[Aim]
Starting with the first line of the data below, copy each line up to and including the one containing "0.290, 0.236, 0.194];". Pictures stay out.

[Source excerpt]
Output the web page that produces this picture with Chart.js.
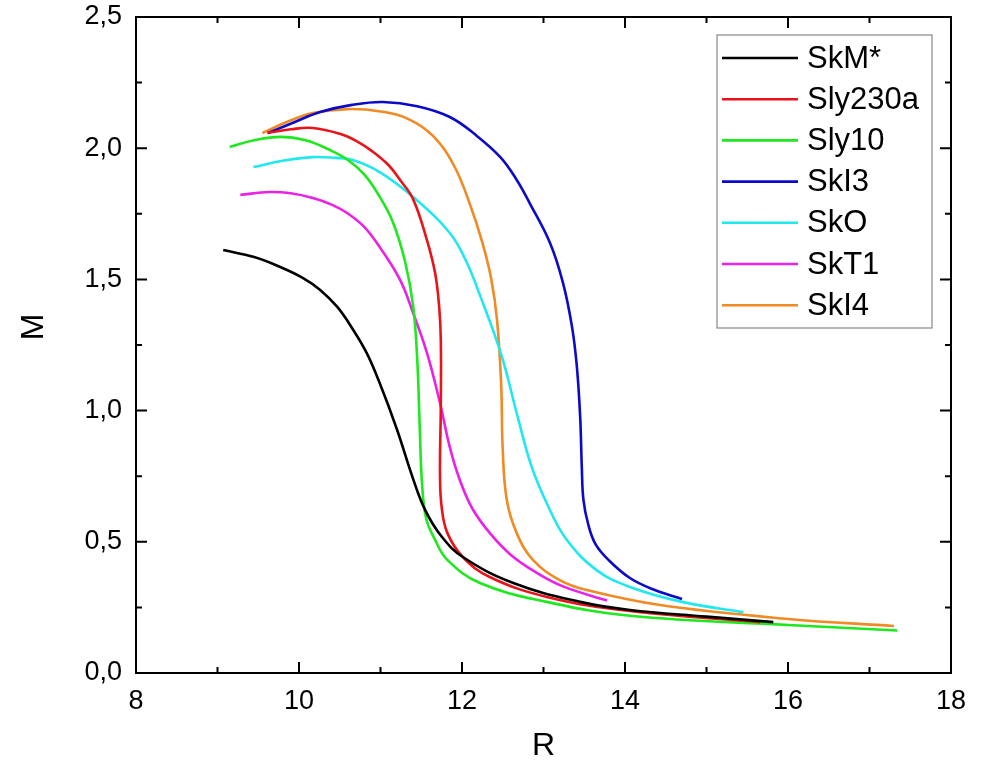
<!DOCTYPE html>
<html>
<head>
<meta charset="utf-8">
<script src="https://cdn.jsdelivr.net/npm/chart.js@4.4.0/dist/chart.umd.min.js"></script>
<style>
  html, body { margin: 0; padding: 0; background: #fff; }
  #wrap { width: 989px; height: 762px; }
</style>
</head>
<body>
<div id="wrap"><canvas id="myChart" width="989" height="762"></canvas></div>
<script>
'use strict';
// values (R in km, M in solar masses)
let labels = ['SkM*', 'Sly230a', 'Sly10', 'SkI3', 'SkO', 'SkT1', 'SkI4'];
let colors = ['#000000', '#e8141a', '#1ee81e', '#0a0ac8', '#22e8ee', '#ea22e6', '#f08a24'];

let skmR = [9.07, 9.45, 9.77, 10.05, 10.26, 10.47, 10.65, 10.83, 10.99, 11.20, 11.40, 11.55, 11.75, 12.01, 12.63, 13.45, 14.06, 15.0, 15.82];
let skmM = [1.612, 1.585, 1.547, 1.505, 1.460, 1.395, 1.315, 1.220, 1.105, 0.930, 0.740, 0.620, 0.520, 0.442, 0.343, 0.271, 0.240, 0.215, 0.194];

let sly230R = [9.61, 9.90, 10.17, 10.50, 10.70, 10.90, 11.10, 11.25, 11.40, 11.57, 11.67, 11.72, 11.74, 11.74, 11.73, 11.75, 11.82, 12.01, 12.34, 13.04, 14.06, 15.66];
let sly230M = [2.058, 2.072, 2.077, 2.055, 2.028, 1.988, 1.935, 1.875, 1.806, 1.650, 1.524, 1.395, 1.269, 1.014, 0.762, 0.633, 0.534, 0.442, 0.366, 0.290, 0.236, 0.194];

let sly10R = [9.15, 9.45, 9.77, 10.08, 10.38, 10.60, 10.80, 10.98, 11.15, 11.30, 11.40, 11.45, 11.48, 11.51, 11.56, 11.67, 11.82, 12.22, 13.04, 14.06, 16.0, 17.34];
let sly10M = [2.005, 2.030, 2.043, 2.030, 1.993, 1.955, 1.900, 1.820, 1.720, 1.570, 1.400, 1.200, 0.950, 0.720, 0.590, 0.507, 0.431, 0.343, 0.271, 0.218, 0.183, 0.162];

let ski3R = [9.62, 9.95, 10.26, 10.65, 11.03, 11.45, 11.85, 12.17, 12.47, 12.67, 12.83, 13.08, 13.24, 13.35, 13.41, 13.45, 13.47, 13.49, 13.55, 13.64, 13.80, 14.06, 14.35, 14.70];
let ski3M = [2.058, 2.100, 2.138, 2.165, 2.176, 2.160, 2.119, 2.050, 1.966, 1.880, 1.791, 1.639, 1.486, 1.319, 1.166, 0.976, 0.785, 0.660, 0.565, 0.490, 0.430, 0.362, 0.318, 0.282];

let skoR = [9.44, 9.80, 10.17, 10.45, 10.66, 10.99, 11.40, 11.85, 12.05, 12.22, 12.48, 12.68, 12.85, 13.05, 13.28, 13.66, 14.06, 14.70, 15.45];
let skoM = [1.928, 1.952, 1.966, 1.963, 1.955, 1.909, 1.814, 1.677, 1.570, 1.440, 1.215, 0.980, 0.790, 0.640, 0.510, 0.390, 0.328, 0.271, 0.232];

let skt1R = [9.28, 9.64, 9.90, 10.17, 10.40, 10.59, 10.80, 10.99, 11.24, 11.40, 11.57, 11.73, 11.85, 11.98, 12.13, 12.35, 12.60, 12.90, 13.24, 13.78];
let skt1M = [1.822, 1.833, 1.828, 1.810, 1.785, 1.753, 1.700, 1.623, 1.498, 1.372, 1.220, 1.029, 0.861, 0.730, 0.625, 0.530, 0.450, 0.385, 0.330, 0.276];

let ski4R = [9.55, 9.85, 10.17, 10.59, 11.00, 11.35, 11.65, 11.90, 12.10, 12.25, 12.36, 12.43, 12.48, 12.50, 12.55, 12.67, 12.87, 13.20, 13.53, 14.43, 16.0, 17.30];
let ski4M = [2.058, 2.100, 2.134, 2.149, 2.140, 2.110, 2.045, 1.935, 1.784, 1.640, 1.500, 1.345, 1.105, 0.850, 0.659, 0.534, 0.431, 0.354, 0.316, 0.259, 0.206, 0.179];

let xTicks = [8, 10, 12, 14, 16, 18];
let yTicks = [0, 0.5, 1.0, 1.5, 2.0, 2.5];

let allR = [skmR, sly230R, sly10R, ski3R, skoR, skt1R, ski4R];
let allM = [skmM, sly230M, sly10M, ski3M, skoM, skt1M, ski4M];

function toPoints(rs, ms) {
    let pts = [];
    for (let i = 0; i < rs.length; i++) {
        pts.push({ x: rs[i], y: ms[i] });
    }
    return pts;
}

let datasets = [];
for (let i = 0; i < labels.length; i++) {
    datasets.push({
        label: labels[i],
        data: toPoints(allR[i], allM[i]),
        borderColor: colors[i],
        backgroundColor: colors[i],
        borderWidth: 2.6,
        showLine: true,
        pointRadius: 0,
        tension: 0.4
    });
}

function comma(v) {
    return v.toFixed(1).replace('.', ',');
}

// frame, inward ticks on all sides, axis titles and the legend box
let framePlugin = {
    id: 'frame',
    afterDatasetsDraw(chart) {
        let ctx = chart.ctx;
        let a = chart.chartArea;
        let xs = chart.scales.x;
        let ys = chart.scales.y;
        ctx.save();
        ctx.strokeStyle = '#000';
        ctx.lineWidth = 2;
        ctx.strokeRect(a.left, a.top, a.right - a.left, a.bottom - a.top);

        ctx.beginPath();
        for (let v = 8; v <= 18; v += 1) {
            let px = xs.getPixelForValue(v);
            let len = (v % 2 === 0) ? 11 : 6;
            ctx.moveTo(px, a.bottom); ctx.lineTo(px, a.bottom - len);
            ctx.moveTo(px, a.top); ctx.lineTo(px, a.top + len);
        }
        for (let k = 0; k <= 10; k++) {
            let v = k * 0.25;
            let py = ys.getPixelForValue(v);
            let len = (k % 2 === 0) ? 11 : 6;
            ctx.moveTo(a.left, py); ctx.lineTo(a.left + len, py);
            ctx.moveTo(a.right, py); ctx.lineTo(a.right - len, py);
        }
        ctx.stroke();

        // axis titles
        ctx.fillStyle = '#000';
        ctx.font = '32px "Liberation Sans", Arial, sans-serif';
        ctx.textAlign = 'center';
        ctx.textBaseline = 'middle';
        ctx.fillText('R', (a.left + a.right) / 2, 746);
        ctx.save();
        ctx.translate(34, 327);
        ctx.rotate(-Math.PI / 2);
        ctx.fillText('M', 0, 0);
        ctx.restore();

        // legend
        let lx = 717, ly = 35, lw = 215, lh = 293;
        ctx.fillStyle = '#fff';
        ctx.fillRect(lx, ly, lw, lh);
        ctx.strokeStyle = '#888';
        ctx.lineWidth = 1.2;
        ctx.strokeRect(lx, ly, lw, lh);
        ctx.textAlign = 'left';
        ctx.font = '31px "Liberation Sans", Arial, sans-serif';
        chart.data.datasets.forEach(function (ds, i) {
            let ry = 58 + i * 41.2;
            ctx.strokeStyle = ds.borderColor;
            ctx.lineWidth = 2.6;
            ctx.beginPath();
            ctx.moveTo(722, ry);
            ctx.lineTo(798, ry);
            ctx.stroke();
            ctx.fillStyle = '#000';
            ctx.fillText(ds.label, 807, ry + 1);
        });
        ctx.restore();
    }
};

let ctx = document.getElementById('myChart').getContext('2d');
let myChart = new Chart(ctx, {
    type: 'scatter',
    data: { datasets: datasets },
    options: {
        responsive: false,
        animation: false,
        layout: { padding: { top: 17, right: 38, left: 0, bottom: 0 } },
        plugins: {
            legend: { display: false },
            tooltip: { enabled: false }
        },
        scales: {
            x: {
                type: 'linear',
                min: 8,
                max: 18,
                afterFit(scale) {
                    scale.height = 89;
                    scale.paddingLeft = 0;
                    scale.paddingRight = 0;
                },
                afterBuildTicks(scale) { scale.ticks = xTicks.map(function (v) { return { value: v }; }); },
                grid: { display: false, drawTicks: false },
                border: { display: false },
                ticks: {
                    padding: 12,
                    color: '#000',
                    font: { family: '"Liberation Sans", Arial, sans-serif', size: 27 },
                    callback: function (v) { return String(v); }
                }
            },
            y: {
                type: 'linear',
                min: 0,
                max: 2.5,
                afterFit(scale) {
                    scale.width = 136;
                    scale.paddingTop = 0;
                    scale.paddingBottom = 0;
                },
                afterBuildTicks(scale) { scale.ticks = yTicks.map(function (v) { return { value: v }; }); },
                grid: { display: false, drawTicks: false },
                border: { display: false },
                ticks: {
                    padding: 14,
                    color: '#000',
                    font: { family: '"Liberation Sans", Arial, sans-serif', size: 27 },
                    callback: function (v) { return comma(v); }
                }
            }
        }
    },
    plugins: [framePlugin]
});
</script>
</body>
</html>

[Task answer]
Output the web page that produces this picture with Chart.js.
<!DOCTYPE html>
<html>
<head>
<meta charset="utf-8">
<script src="https://cdn.jsdelivr.net/npm/chart.js@4.4.0/dist/chart.umd.min.js"></script>
<style>
  html, body { margin: 0; padding: 0; background: #fff; }
  #wrap { width: 989px; height: 762px; }
</style>
</head>
<body>
<div id="wrap"><canvas id="myChart" width="989" height="762"></canvas></div>
<script>
'use strict';
// values (R in km, M in solar masses)
let labels = ['SkM*', 'Sly230a', 'Sly10', 'SkI3', 'SkO', 'SkT1', 'SkI4'];
let colors = ['#000000', '#e8141a', '#1ee81e', '#0a0ac8', '#22e8ee', '#ea22e6', '#f08a24'];

let skmR = [9.07, 9.45, 9.77, 10.05, 10.26, 10.47, 10.65, 10.83, 10.99, 11.20, 11.40, 11.55, 11.75, 12.01, 12.63, 13.45, 14.06, 15.0, 15.82];
let skmM = [1.612, 1.585, 1.547, 1.505, 1.460, 1.395, 1.315, 1.220, 1.105, 0.930, 0.740, 0.620, 0.520, 0.442, 0.343, 0.271, 0.240, 0.215, 0.194];

let sly230R = [9.61, 9.90, 10.17, 10.50, 10.70, 10.90, 11.10, 11.25, 11.40, 11.57, 11.67, 11.72, 11.74, 11.74, 11.73, 11.75, 11.82, 12.01, 12.34, 13.04, 14.06, 15.66];
let sly230M = [2.058, 2.072, 2.077, 2.055, 2.028, 1.988, 1.935, 1.875, 1.806, 1.650, 1.524, 1.395, 1.269, 1.014, 0.762, 0.633, 0.534, 0.442, 0.366, 0.290, 0.236, 0.194];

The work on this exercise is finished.